** Start of Supplied data **

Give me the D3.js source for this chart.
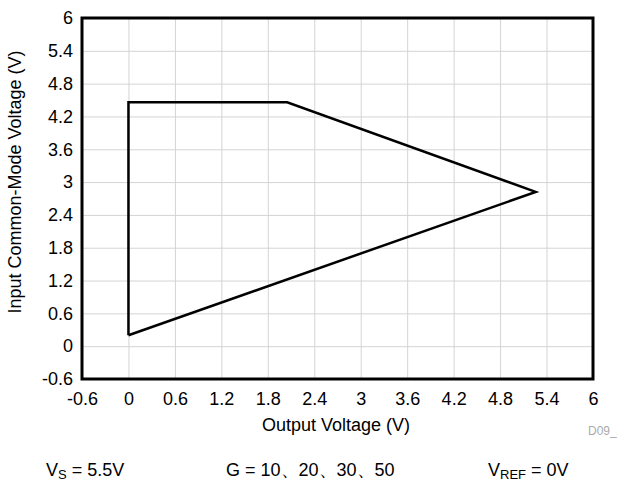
<!DOCTYPE html>
<html>
<head>
<meta charset="utf-8">
<script src="https://cdn.jsdelivr.net/npm/d3@7"></script>
<style>
  body { margin: 0; background: #fff; }
  text { font-family: "Liberation Sans", Arial, sans-serif; }
</style>
</head>
<body>
<svg id="chart" width="619" height="482"></svg>
<script>
// region boundary of input common-mode vs output voltage
const outputVoltage = [0, 0, 2.05, 5.26, 0];
const commonModeVoltage = [0.2, 4.46, 4.46, 2.82, 0.2];
const xTicks = [-0.6, 0, 0.6, 1.2, 1.8, 2.4, 3, 3.6, 4.2, 4.8, 5.4, 6];
const yTicks = [-0.6, 0, 0.6, 1.2, 1.8, 2.4, 3, 3.6, 4.2, 4.8, 5.4, 6];

const svg = d3.select('#chart');
const margins = { left: 82, top: 18, right: 26, bottom: 103 };
const chartWidth = svg.attr('width') - margins.left - margins.right;
const chartHeight = svg.attr('height') - margins.top - margins.bottom;

const x = d3.scaleLinear().domain([-0.6, 6]).range([0, chartWidth]);
const y = d3.scaleLinear().domain([-0.6, 6]).range([chartHeight, 0]);
const fmt = d => String(d);
const fontFam = '"Liberation Sans", Arial, sans-serif';

const chartArea = svg.append('g').attr('transform', `translate(${margins.left},${margins.top})`);

// gridlines
chartArea.append('g')
  .attr('transform', `translate(0,${chartHeight})`)
  .call(d3.axisBottom(x).tickValues(xTicks).tickSize(-chartHeight).tickFormat(''))
  .call(g => g.select('.domain').remove())
  .call(g => g.selectAll('line').attr('stroke', '#d4d4d4').attr('stroke-width', 1));
chartArea.append('g')
  .call(d3.axisLeft(y).tickValues(yTicks).tickSize(-chartWidth).tickFormat(''))
  .call(g => g.select('.domain').remove())
  .call(g => g.selectAll('line').attr('stroke', '#d4d4d4').attr('stroke-width', 1));

// tick labels
chartArea.append('g')
  .attr('transform', `translate(0,${chartHeight})`)
  .call(d3.axisBottom(x).tickValues(xTicks).tickSize(0).tickPadding(13).tickFormat(fmt))
  .call(g => g.select('.domain').remove())
  .call(g => g.selectAll('text').attr('font-size', 18).attr('fill', '#000').style('font-family', fontFam));
chartArea.append('g')
  .call(d3.axisLeft(y).tickValues(yTicks).tickSize(0).tickPadding(9).tickFormat(fmt))
  .call(g => g.select('.domain').remove())
  .call(g => g.selectAll('text').attr('font-size', 18).attr('fill', '#000').style('font-family', fontFam));

// frame
chartArea.append('rect')
  .attr('x', 0).attr('y', 0)
  .attr('width', chartWidth).attr('height', chartHeight)
  .attr('fill', 'none').attr('stroke', '#000').attr('stroke-width', 3);

// data polygon
const pts = outputVoltage.map((v, i) => [v, commonModeVoltage[i]]);
chartArea.append('path')
  .attr('d', d3.line().x(d => x(d[0])).y(d => y(d[1]))(pts))
  .attr('fill', 'none').attr('stroke', '#000').attr('stroke-width', 2.5)
  .attr('stroke-linejoin', 'miter');

// axis titles
svg.append('text')
  .attr('x', 336).attr('y', 431)
  .attr('text-anchor', 'middle').attr('font-size', 18)
  .text('Output Voltage (V)');
svg.append('text')
  .attr('transform', 'translate(21,182) rotate(-90)')
  .attr('text-anchor', 'middle').attr('font-size', 18)
  .text('Input Common-Mode Voltage (V)');

svg.append('text')
  .attr('x', 588).attr('y', 435)
  .attr('font-size', 12).attr('fill', '#aaa')
  .text('D09_');

// conditions line
const cond = svg.append('g').attr('font-size', 18);
const t1 = cond.append('text').attr('x', 46).attr('y', 476);
t1.append('tspan').text('V');
t1.append('tspan').attr('font-size', 13).attr('dy', 3).text('S');
t1.append('tspan').attr('dy', -3).text(' = 5.5V');
cond.append('text').attr('x', 226).attr('y', 476).text('G = 10、20、30、50');
const t3 = cond.append('text').attr('x', 488).attr('y', 476);
t3.append('tspan').text('V');
t3.append('tspan').attr('font-size', 13).attr('dy', 3).text('REF');
t3.append('tspan').attr('dy', -3).text(' = 0V');
</script>
</body>
</html>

** End of Supplied data **

**Direction:**
Using the data above, print every line exactly, omitting pictures.

**Solution below:**
Give me the D3.js source for this chart.
<!DOCTYPE html>
<html>
<head>
<meta charset="utf-8">
<script src="https://cdn.jsdelivr.net/npm/d3@7"></script>
<style>
  body { margin: 0; background: #fff; }
  text { font-family: "Liberation Sans", Arial, sans-serif; }
</style>
</head>
<body>
<svg id="chart" width="619" height="482"></svg>
<script>
// region boundary of input common-mode vs output voltage
const outputVoltage = [0, 0, 2.05, 5.26, 0];
const commonModeVoltage = [0.2, 4.46, 4.46, 2.82, 0.2];
const xTicks = [-0.6, 0, 0.6, 1.2, 1.8, 2.4, 3, 3.6, 4.2, 4.8, 5.4, 6];
const yTicks = [-0.6, 0, 0.6, 1.2, 1.8, 2.4, 3, 3.6, 4.2, 4.8, 5.4, 6];

const svg = d3.select('#chart');
const margins = { left: 82, top: 18, right: 26, bottom: 103 };
const chartWidth = svg.attr('width') - margins.left - margins.right;
const chartHeight = svg.attr('height') - margins.top - margins.bottom;

const x = d3.scaleLinear().domain([-0.6, 6]).range([0, chartWidth]);
const y = d3.scaleLinear().domain([-0.6, 6]).range([chartHeight, 0]);
const fmt = d => String(d);
const fontFam = '"Liberation Sans", Arial, sans-serif';

const chartArea = svg.append('g').attr('transform', `translate(${margins.left},${margins.top})`);

// gridlines
chartArea.append('g')
  .attr('transform', `translate(0,${chartHeight})`)
  .call(d3.axisBottom(x).tickValues(xTicks).tickSize(-chartHeight).tickFormat(''))
  .call(g => g.select('.domain').remove())
  .call(g => g.selectAll('line').attr('stroke', '#d4d4d4').attr('stroke-width', 1));
chartArea.append('g')
  .call(d3.axisLeft(y).tickValues(yTicks).tickSize(-chartWidth).tickFormat(''))
  .call(g => g.select('.domain').remove())
  .call(g => g.selectAll('line').attr('stroke', '#d4d4d4').attr('stroke-width', 1));

// tick labels
chartArea.append('g')
  .attr('transform', `translate(0,${chartHeight})`)
  .call(d3.axisBottom(x).tickValues(xTicks).tickSize(0).tickPadding(13).tickFormat(fmt))
  .call(g => g.select('.domain').remove())
  .call(g => g.selectAll('text').attr('font-size', 18).attr('fill', '#000').style('font-family', fontFam));
chartArea.append('g')
  .call(d3.axisLeft(y).tickValues(yTicks).tickSize(0).tickPadding(9).tickFormat(fmt))
  .call(g => g.select('.domain').remove())
  .call(g => g.selectAll('text').attr('font-size', 18).attr('fill', '#000').style('font-family', fontFam));

// frame
chartArea.append('rect')
  .attr('x', 0).attr('y', 0)
  .attr('width', chartWidth).attr('height', chartHeight)
  .attr('fill', 'none').attr('stroke', '#000').attr('stroke-width', 3);

// data polygon
const pts = outputVoltage.map((v, i) => [v, commonModeVoltage[i]]);
chartArea.append('path')
  .attr('d', d3.line().x(d => x(d[0])).y(d => y(d[1]))(pts))
  .attr('fill', 'none').attr('stroke', '#000').attr('stroke-width', 2.5)
  .attr('stroke-linejoin', 'miter');

// axis titles
svg.append('text')
  .attr('x', 336).attr('y', 431)
  .attr('text-anchor', 'middle').attr('font-size', 18)
  .text('Output Voltage (V)');
svg.append('text')
  .attr('transform', 'translate(21,182) rotate(-90)')
  .attr('text-anchor', 'middle').attr('font-size', 18)
  .text('Input Common-Mode Voltage (V)');

svg.append('text')
  .attr('x', 588).attr('y', 435)
  .attr('font-size', 12).attr('fill', '#aaa')
  .text('D09_');

// conditions line
const cond = svg.append('g').attr('font-size', 18);
const t1 = cond.append('text').attr('x', 46).attr('y', 476);
t1.append('tspan').text('V');
t1.append('tspan').attr('font-size', 13).attr('dy', 3).text('S');
t1.append('tspan').attr('dy', -3).text(' = 5.5V');
cond.append('text').attr('x', 226).attr('y', 476).text('G = 10、20、30、50');
const t3 = cond.append('text').attr('x', 488).attr('y', 476);
t3.append('tspan').text('V');
t3.append('tspan').attr('font-size', 13).attr('dy', 3).text('REF');
t3.append('tspan').attr('dy', -3).text(' = 0V');
</script>
</body>
</html>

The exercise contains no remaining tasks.